Reproduce exactly the section that begins at the line containing "Emit a Python" and ends at the line containing "return yr[0] +", both lines included; omit all other lines.

Stored data entries:
....................

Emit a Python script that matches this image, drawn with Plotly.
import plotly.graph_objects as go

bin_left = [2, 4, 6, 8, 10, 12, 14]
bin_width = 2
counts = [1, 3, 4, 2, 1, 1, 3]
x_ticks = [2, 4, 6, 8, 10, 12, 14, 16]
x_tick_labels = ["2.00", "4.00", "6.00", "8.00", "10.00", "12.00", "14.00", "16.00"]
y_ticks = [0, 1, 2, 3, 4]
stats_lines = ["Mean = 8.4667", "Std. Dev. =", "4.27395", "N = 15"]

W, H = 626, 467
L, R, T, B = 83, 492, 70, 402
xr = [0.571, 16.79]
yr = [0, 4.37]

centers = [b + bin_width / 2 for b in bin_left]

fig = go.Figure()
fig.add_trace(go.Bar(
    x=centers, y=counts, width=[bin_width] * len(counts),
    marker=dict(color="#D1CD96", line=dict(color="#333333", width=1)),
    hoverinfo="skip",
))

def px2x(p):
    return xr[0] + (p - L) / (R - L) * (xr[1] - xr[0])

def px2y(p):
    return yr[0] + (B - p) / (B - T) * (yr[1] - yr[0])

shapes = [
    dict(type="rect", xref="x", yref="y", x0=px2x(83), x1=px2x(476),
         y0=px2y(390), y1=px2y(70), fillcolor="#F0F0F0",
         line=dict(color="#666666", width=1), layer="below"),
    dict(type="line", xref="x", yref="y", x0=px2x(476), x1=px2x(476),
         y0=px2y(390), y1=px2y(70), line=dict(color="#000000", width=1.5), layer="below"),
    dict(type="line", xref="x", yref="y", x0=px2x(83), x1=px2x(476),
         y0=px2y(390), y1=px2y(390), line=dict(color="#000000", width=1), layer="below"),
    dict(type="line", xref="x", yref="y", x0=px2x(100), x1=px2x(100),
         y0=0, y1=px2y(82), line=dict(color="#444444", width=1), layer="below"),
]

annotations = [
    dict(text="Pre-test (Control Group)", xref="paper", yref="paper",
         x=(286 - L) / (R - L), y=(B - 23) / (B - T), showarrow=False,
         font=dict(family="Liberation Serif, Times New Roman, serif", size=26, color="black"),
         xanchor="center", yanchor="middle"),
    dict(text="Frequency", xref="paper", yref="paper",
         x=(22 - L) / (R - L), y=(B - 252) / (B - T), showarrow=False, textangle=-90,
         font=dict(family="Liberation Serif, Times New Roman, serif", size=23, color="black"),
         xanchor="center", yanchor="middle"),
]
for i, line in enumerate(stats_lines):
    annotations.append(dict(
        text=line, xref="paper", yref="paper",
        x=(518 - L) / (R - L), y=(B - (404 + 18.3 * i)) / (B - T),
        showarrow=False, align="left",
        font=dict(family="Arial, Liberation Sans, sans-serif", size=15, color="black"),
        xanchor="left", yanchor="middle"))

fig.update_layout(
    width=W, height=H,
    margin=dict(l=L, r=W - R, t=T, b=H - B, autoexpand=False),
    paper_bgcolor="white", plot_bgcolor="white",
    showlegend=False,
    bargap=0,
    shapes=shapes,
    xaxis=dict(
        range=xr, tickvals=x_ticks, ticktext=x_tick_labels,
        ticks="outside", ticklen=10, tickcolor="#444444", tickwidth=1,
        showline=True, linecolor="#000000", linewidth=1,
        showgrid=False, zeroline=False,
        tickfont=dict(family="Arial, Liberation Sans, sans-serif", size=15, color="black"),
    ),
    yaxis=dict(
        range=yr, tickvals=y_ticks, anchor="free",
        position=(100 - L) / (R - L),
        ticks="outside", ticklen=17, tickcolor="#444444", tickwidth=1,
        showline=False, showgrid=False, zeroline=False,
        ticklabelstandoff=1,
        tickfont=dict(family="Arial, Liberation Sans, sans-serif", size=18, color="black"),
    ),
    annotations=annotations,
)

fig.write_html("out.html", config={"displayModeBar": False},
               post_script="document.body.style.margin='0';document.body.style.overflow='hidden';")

....................

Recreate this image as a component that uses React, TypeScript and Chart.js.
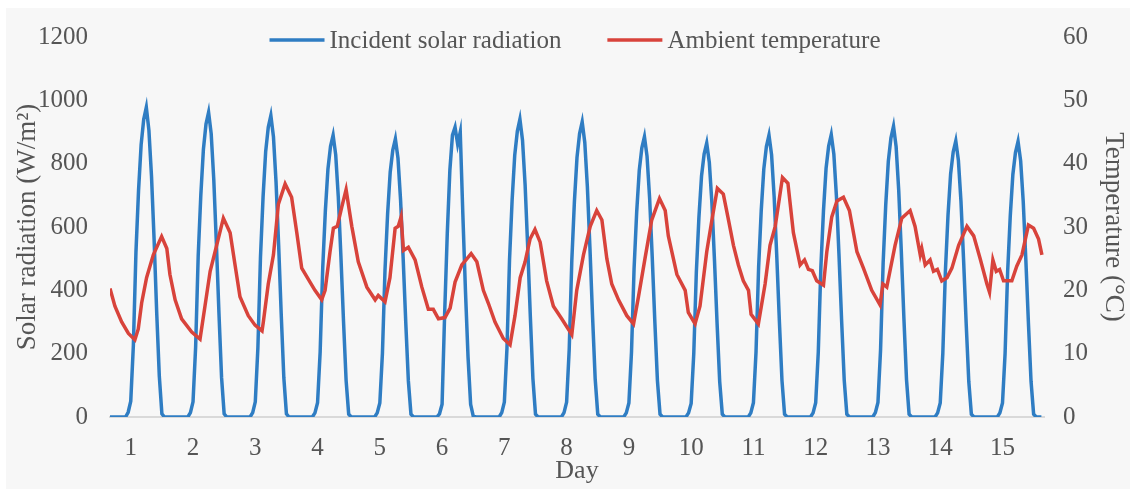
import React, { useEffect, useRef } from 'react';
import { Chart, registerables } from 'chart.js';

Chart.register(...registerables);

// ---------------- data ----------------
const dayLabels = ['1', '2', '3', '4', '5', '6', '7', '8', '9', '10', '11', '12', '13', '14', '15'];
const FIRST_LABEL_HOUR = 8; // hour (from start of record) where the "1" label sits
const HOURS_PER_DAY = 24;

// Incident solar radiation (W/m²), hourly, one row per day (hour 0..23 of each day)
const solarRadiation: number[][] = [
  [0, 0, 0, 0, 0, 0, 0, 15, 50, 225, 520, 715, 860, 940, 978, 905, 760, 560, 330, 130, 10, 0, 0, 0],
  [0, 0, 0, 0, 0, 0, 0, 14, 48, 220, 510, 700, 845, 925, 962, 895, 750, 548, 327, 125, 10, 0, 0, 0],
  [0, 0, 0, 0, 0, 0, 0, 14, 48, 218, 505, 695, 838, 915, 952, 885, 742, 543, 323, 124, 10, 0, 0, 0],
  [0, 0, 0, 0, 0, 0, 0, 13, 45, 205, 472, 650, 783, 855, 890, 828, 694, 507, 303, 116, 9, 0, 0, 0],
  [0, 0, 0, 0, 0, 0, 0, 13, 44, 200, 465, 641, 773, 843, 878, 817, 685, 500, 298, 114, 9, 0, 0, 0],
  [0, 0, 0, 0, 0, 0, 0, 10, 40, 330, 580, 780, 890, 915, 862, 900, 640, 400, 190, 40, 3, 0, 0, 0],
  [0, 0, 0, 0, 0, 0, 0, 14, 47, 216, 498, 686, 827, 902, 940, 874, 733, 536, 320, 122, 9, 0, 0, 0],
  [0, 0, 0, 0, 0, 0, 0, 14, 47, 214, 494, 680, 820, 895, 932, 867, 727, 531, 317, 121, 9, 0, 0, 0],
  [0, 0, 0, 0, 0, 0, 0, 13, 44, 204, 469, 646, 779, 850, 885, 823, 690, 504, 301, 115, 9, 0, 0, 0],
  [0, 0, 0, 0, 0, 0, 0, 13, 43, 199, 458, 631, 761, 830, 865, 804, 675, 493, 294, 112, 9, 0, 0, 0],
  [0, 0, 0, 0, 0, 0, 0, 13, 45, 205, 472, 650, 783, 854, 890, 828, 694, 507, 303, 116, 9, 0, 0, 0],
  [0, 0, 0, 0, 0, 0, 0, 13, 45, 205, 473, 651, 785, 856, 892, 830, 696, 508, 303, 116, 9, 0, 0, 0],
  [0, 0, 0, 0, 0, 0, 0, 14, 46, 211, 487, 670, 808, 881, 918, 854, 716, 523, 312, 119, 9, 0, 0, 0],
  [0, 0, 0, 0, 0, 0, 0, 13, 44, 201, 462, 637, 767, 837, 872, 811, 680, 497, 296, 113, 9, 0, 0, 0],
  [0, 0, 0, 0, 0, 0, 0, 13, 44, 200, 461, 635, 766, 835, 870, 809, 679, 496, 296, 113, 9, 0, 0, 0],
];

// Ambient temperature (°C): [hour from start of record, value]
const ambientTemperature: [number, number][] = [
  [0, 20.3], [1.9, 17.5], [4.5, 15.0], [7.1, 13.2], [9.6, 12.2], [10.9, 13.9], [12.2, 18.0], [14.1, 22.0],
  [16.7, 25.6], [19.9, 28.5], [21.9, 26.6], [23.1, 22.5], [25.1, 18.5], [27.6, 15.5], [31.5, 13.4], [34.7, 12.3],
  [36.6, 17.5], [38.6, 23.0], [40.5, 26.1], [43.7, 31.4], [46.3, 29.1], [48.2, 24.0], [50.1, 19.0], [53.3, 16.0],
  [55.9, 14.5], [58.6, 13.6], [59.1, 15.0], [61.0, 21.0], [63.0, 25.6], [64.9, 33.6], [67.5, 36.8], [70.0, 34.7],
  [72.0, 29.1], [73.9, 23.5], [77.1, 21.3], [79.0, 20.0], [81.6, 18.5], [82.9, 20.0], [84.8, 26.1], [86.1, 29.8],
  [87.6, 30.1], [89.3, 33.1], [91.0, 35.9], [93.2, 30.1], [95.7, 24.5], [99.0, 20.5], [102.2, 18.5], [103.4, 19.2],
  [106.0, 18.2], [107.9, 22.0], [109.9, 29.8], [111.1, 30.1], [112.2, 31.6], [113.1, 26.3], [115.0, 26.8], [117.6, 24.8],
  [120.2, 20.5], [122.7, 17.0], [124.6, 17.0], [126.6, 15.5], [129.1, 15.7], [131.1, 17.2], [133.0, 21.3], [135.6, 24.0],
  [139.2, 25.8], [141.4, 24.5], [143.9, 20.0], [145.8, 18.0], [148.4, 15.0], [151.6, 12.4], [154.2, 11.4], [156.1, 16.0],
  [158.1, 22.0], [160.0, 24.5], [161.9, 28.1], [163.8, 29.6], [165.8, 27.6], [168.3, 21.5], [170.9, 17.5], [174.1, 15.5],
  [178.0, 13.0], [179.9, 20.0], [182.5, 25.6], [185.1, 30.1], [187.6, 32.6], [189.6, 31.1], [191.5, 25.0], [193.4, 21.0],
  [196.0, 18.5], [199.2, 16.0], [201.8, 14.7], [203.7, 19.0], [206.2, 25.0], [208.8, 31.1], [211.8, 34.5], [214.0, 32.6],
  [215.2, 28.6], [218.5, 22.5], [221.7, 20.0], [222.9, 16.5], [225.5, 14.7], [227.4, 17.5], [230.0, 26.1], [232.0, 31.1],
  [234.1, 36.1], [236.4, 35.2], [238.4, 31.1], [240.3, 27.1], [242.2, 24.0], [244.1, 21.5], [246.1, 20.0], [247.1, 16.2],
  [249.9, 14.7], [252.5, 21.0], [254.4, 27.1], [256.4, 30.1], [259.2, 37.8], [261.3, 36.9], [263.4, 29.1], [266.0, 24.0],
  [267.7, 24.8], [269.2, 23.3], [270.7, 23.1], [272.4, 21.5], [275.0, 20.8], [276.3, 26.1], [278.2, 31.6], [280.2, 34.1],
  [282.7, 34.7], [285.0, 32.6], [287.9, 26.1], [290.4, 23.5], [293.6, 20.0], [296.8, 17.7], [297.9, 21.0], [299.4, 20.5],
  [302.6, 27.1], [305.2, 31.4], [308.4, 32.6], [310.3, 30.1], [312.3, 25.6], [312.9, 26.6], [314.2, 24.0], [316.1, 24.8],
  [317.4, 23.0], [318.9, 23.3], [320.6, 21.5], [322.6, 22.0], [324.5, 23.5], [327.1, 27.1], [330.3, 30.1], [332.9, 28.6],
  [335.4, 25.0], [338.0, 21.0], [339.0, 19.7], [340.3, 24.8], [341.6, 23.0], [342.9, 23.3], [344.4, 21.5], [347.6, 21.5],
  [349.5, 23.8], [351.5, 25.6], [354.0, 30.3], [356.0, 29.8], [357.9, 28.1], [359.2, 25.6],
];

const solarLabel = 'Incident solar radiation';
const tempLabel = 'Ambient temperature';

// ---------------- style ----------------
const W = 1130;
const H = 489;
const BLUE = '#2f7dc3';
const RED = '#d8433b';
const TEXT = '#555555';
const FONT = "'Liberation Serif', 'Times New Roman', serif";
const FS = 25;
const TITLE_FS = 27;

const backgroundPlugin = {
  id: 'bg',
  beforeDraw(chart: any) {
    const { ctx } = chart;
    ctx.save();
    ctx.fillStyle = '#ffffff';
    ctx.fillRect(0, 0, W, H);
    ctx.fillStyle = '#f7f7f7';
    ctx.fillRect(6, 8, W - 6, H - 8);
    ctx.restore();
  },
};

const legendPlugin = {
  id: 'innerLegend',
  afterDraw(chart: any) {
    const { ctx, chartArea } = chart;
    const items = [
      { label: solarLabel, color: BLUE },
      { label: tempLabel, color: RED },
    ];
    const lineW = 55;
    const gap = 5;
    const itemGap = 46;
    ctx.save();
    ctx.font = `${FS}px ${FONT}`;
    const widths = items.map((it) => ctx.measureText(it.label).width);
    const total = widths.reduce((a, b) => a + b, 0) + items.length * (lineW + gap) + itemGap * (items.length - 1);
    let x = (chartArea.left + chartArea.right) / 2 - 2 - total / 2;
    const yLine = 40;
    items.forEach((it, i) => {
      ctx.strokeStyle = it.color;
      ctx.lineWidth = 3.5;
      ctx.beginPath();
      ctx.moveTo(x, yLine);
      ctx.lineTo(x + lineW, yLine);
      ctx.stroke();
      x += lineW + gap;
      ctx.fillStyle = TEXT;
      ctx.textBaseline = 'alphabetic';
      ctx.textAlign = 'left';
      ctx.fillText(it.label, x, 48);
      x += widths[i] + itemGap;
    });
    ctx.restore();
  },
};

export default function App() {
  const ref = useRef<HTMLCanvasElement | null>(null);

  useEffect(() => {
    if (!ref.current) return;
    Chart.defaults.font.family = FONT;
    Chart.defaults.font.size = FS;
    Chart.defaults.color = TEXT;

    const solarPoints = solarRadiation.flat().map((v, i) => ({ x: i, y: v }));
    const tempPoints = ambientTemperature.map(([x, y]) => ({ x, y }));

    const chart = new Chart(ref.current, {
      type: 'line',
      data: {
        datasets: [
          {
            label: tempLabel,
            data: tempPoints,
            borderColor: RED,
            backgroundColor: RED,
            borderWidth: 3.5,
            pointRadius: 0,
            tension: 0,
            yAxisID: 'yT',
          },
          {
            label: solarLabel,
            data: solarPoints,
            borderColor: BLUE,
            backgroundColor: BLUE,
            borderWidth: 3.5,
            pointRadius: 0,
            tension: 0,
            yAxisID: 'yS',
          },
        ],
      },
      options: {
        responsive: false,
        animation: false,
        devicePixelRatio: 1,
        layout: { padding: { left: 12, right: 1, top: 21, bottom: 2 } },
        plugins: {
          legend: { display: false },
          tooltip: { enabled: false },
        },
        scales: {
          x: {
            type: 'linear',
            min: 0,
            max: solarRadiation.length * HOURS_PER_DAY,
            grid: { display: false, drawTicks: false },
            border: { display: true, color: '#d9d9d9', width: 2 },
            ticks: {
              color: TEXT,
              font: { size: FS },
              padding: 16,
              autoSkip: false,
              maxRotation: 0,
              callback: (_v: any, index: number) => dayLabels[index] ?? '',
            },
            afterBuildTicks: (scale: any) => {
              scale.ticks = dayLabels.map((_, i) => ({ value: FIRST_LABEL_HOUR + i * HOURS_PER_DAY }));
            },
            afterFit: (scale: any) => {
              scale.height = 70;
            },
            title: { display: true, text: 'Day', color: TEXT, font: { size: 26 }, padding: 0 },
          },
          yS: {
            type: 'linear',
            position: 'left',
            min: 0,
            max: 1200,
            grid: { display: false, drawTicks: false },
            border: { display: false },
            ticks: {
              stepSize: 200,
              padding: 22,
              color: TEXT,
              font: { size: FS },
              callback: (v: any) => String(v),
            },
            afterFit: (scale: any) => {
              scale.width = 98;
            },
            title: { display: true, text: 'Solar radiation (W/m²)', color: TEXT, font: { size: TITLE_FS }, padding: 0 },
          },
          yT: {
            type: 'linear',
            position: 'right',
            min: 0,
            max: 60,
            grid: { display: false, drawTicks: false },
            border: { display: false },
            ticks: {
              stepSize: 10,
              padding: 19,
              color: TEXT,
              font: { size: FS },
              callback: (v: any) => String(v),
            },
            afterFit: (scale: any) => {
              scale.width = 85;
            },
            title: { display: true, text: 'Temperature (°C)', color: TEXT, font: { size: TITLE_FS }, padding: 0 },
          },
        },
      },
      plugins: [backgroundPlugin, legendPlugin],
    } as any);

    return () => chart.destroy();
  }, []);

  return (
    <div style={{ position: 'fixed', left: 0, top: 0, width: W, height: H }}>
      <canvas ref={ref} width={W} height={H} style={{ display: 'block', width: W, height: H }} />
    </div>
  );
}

....................

*Reply*.
Emit a Python script that matches this image, drawn with Plotly.
import plotly.graph_objects as go

bin_left = [2, 4, 6, 8, 10, 12, 14]
bin_width = 2
counts = [1, 3, 4, 2, 1, 1, 3]
x_ticks = [2, 4, 6, 8, 10, 12, 14, 16]
x_tick_labels = ["2.00", "4.00", "6.00", "8.00", "10.00", "12.00", "14.00", "16.00"]
y_ticks = [0, 1, 2, 3, 4]
stats_lines = ["Mean = 8.4667", "Std. Dev. =", "4.27395", "N = 15"]

W, H = 626, 467
L, R, T, B = 83, 492, 70, 402
xr = [0.571, 16.79]
yr = [0, 4.37]

centers = [b + bin_width / 2 for b in bin_left]

fig = go.Figure()
fig.add_trace(go.Bar(
    x=centers, y=counts, width=[bin_width] * len(counts),
    marker=dict(color="#D1CD96", line=dict(color="#333333", width=1)),
    hoverinfo="skip",
))

def px2x(p):
    return xr[0] + (p - L) / (R - L) * (xr[1] - xr[0])

def px2y(p):
    return yr[0] + (B - p) / (B - T) * (yr[1] - yr[0])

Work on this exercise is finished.